## Required work
Set the lines down again exactly, first line through the line that contains "import plotly.graph_objects as go", with no pictures.

## Start Dataset content

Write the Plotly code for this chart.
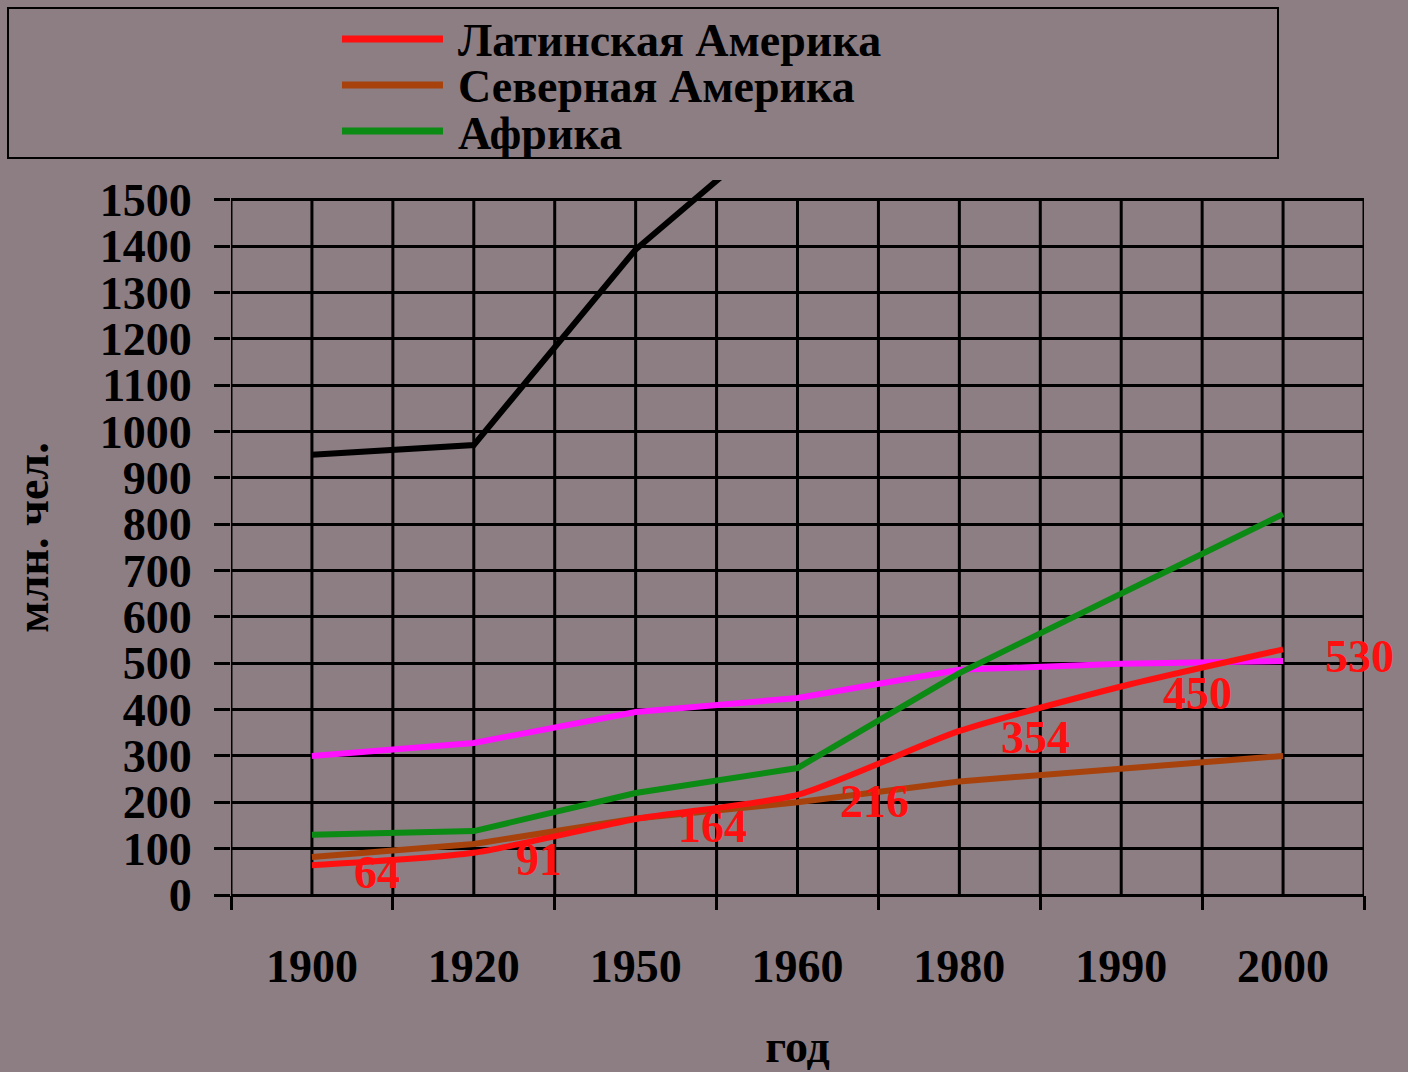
import plotly.graph_objects as go

# ---------------- data ----------------
years = ["1900", "1920", "1950", "1960", "1980", "1990", "2000"]
latin_america = [64, 91, 164, 216, 354, 450, 530]
north_america = [82, 110, 165, 200, 245, 272, 300]
africa = [130, 138, 220, 274, 479, 652, 822]
europe = [300, 328, 395, 425, 486, 499, 505]
asia = [950, 971, 1393, 1690, 2600, 3100, 3700]
y_ticks = list(range(0, 1501, 100))

legend_names = ["Латинская Америка", "Северная Америка", "Африка"]
legend_colors = ["#ff1010", "#a8420c", "#0b8a14"]

# ---------------- layout geometry (pixels) ----------------
W_FIG, H_FIG = 1408, 1072
L, R, T, B = 231, 1364, 180, 895
Y_MAX = 1543
GRID_TOP = 1500
FONT = "Liberation Serif"
BG = "#8c7e83"

def px_x(p):
    return (p - L) / (R - L)

def px_y(p):
    return (B - p) / (B - T)

xs = list(range(len(years)))

fig = go.Figure()
fig.add_trace(go.Scatter(x=xs, y=asia, mode="lines", name="Азия",
                         line=dict(color="black", width=6), showlegend=False))
fig.add_trace(go.Scatter(x=xs, y=europe, mode="lines", name="Европа",
                         line=dict(color="#ff10ff", width=6), showlegend=False))
fig.add_trace(go.Scatter(x=xs, y=africa, mode="lines", name=legend_names[2],
                         line=dict(color=legend_colors[2], width=6), showlegend=False))
fig.add_trace(go.Scatter(x=xs, y=north_america, mode="lines", name=legend_names[1],
                         line=dict(color=legend_colors[1], width=6), showlegend=False))
fig.add_trace(go.Scatter(x=xs, y=latin_america, mode="lines", name=legend_names[0],
                         line=dict(color=legend_colors[0], width=6, shape="spline", smoothing=0.6),
                         showlegend=False))

shapes = []
# vertical grid lines (category centres and boundaries), stopping at 1500
n = len(years)
for k in range(2 * n + 1):
    xv = -0.5 + 0.5 * k
    shapes.append(dict(type="line", xref="x", yref="y", x0=xv, x1=xv, y0=0, y1=GRID_TOP,
                       line=dict(color="black", width=3), layer="below"))

# legend box
shapes.append(dict(type="rect", xref="paper", yref="paper",
                   x0=px_x(8), x1=px_x(1278), y0=px_y(158), y1=px_y(8),
                   line=dict(color="black", width=2), fillcolor="rgba(0,0,0,0)"))

annotations = []
# legend entries
leg_line_y = [39, 85, 131]
leg_text_y = [41, 87, 133]
for name, col, ly, ty in zip(legend_names, legend_colors, leg_line_y, leg_text_y):
    shapes.append(dict(type="line", xref="paper", yref="paper",
                       x0=px_x(342), x1=px_x(443), y0=px_y(ly), y1=px_y(ly),
                       line=dict(color=col, width=7)))
    annotations.append(dict(xref="paper", yref="paper", x=px_x(456), y=px_y(ty),
                            xanchor="left", yanchor="middle", showarrow=False,
                            text="<b>" + name + "</b>",
                            font=dict(family=FONT, size=46, color="black")))

# data labels for Latin America
for i, v in enumerate(latin_america):
    annotations.append(dict(x=i, y=v, xref="x", yref="y", text="<b>%d</b>" % v, showarrow=False,
                            xanchor="left", yanchor="middle", xshift=40, yshift=-7,
                            font=dict(family=FONT, size=46, color="#ff1010")))

fig.update_layout(
    width=W_FIG, height=H_FIG,
    margin=dict(l=L, r=W_FIG - R, t=T, b=H_FIG - B, pad=0, autoexpand=False),
    paper_bgcolor=BG, plot_bgcolor=BG,
    showlegend=False,
    shapes=shapes, annotations=annotations,
    font=dict(family=FONT, color="black"),
)

fig.update_xaxes(
    range=[-0.5, n - 0.5], automargin=False,
    tickmode="array", tickvals=xs, ticktext=["<b>" + y + "</b>" for y in years],
    ticks="", showgrid=False, zeroline=False, showline=False,
    tickfont=dict(family=FONT, size=46, color="black"),
    ticklabelstandoff=40,
    minor=dict(tickmode="array", tickvals=[i - 0.5 for i in range(n + 1)],
               ticks="outside", ticklen=14, tickwidth=3, tickcolor="black", showgrid=False),
    title=dict(text="<b>год</b>", font=dict(family=FONT, size=46, color="black"), standoff=41),
)

fig.update_yaxes(
    range=[0, Y_MAX], automargin=False,
    tickmode="array", tickvals=y_ticks, ticktext=["<b>%d</b>" % v for v in y_ticks],
    ticks="outside", ticklen=16, tickwidth=3, tickcolor="black",
    showgrid=True, gridcolor="black", gridwidth=3,
    zeroline=True, zerolinecolor="black", zerolinewidth=3,
    showline=False,
    tickfont=dict(family=FONT, size=46, color="black"),
    ticklabelstandoff=13,
    title=dict(text="<b>млн. чел.</b>", font=dict(family=FONT, size=46, color="black"), standoff=36),
)

fig.write_html("out.html", config={"displayModeBar": False},
               post_script="document.body.style.margin='0';document.body.style.overflow='hidden';")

## End Dataset content

## Result
Write the Plotly code for this chart.
import plotly.graph_objects as go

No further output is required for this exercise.